I was not one of the children who experienced the “duck and cover” drills in the early 1950s. Schools across the United States were training students to dive under their desks and cover their heads — creating a growing panic over an escalating nuclear arms race — but I do remember all the private and public construction of nuclear bomb shelters in our communities.
I was always aware of the Cold War. However, as hostilities eased through the 1970s, nuclear war began to seem like a distant nightmare — until November 1983, when the United States and the Soviet Union almost came to a full-blown nuclear conflict that would have left millions dead.
By that time I was an anti-war activist with two nine-year old children. Again, I was scared.

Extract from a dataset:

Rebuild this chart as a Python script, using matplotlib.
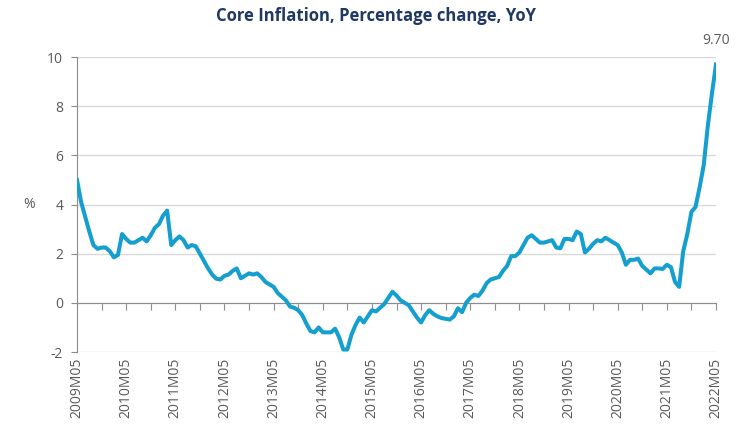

Members of Women Against Military Madness (WAMM), the Honeywell Project, and other local peace groups organized People Against Military Madness. This network participated in multiple protests at Honeywell — a local company that manufactured parts for nuclear weapons — with many of us frequently risking arrest in an effort to call attention to the danger of these weapons.
The testimony I gave at my trial on October 17, 1987, read in part: “I go to Honeywell because it helps to make visible what the government wants to keep invisible and make public what they have kept from view. Namely, that our leaders are taking money that could be spent on the poor and are giving it to the beast — militarism. None of this is for us. It is not making us more secure. We have never been less secure.
“The truth is that arms build-ups are created primarily to give more power to the military and bigger profits to arms manufactures. Russia is not the enemy. War is the enemy. Nuclear weapons are the enemy.
“Most of the people in this country oppose the nuclear arms build-up by the two superpowers. All the mainline churches in the U.S. have said the use of nuclear weapons is immoral.”
The golden age of nuclear arms control, 1987 to 2000, began with Ronald Reagan and Mikhail Gorbachev declaring that “a nuclear war could not be won and must not be fought” and the signing of the INF Treaty. There was a general sense that the world was gradually moving in the right direction.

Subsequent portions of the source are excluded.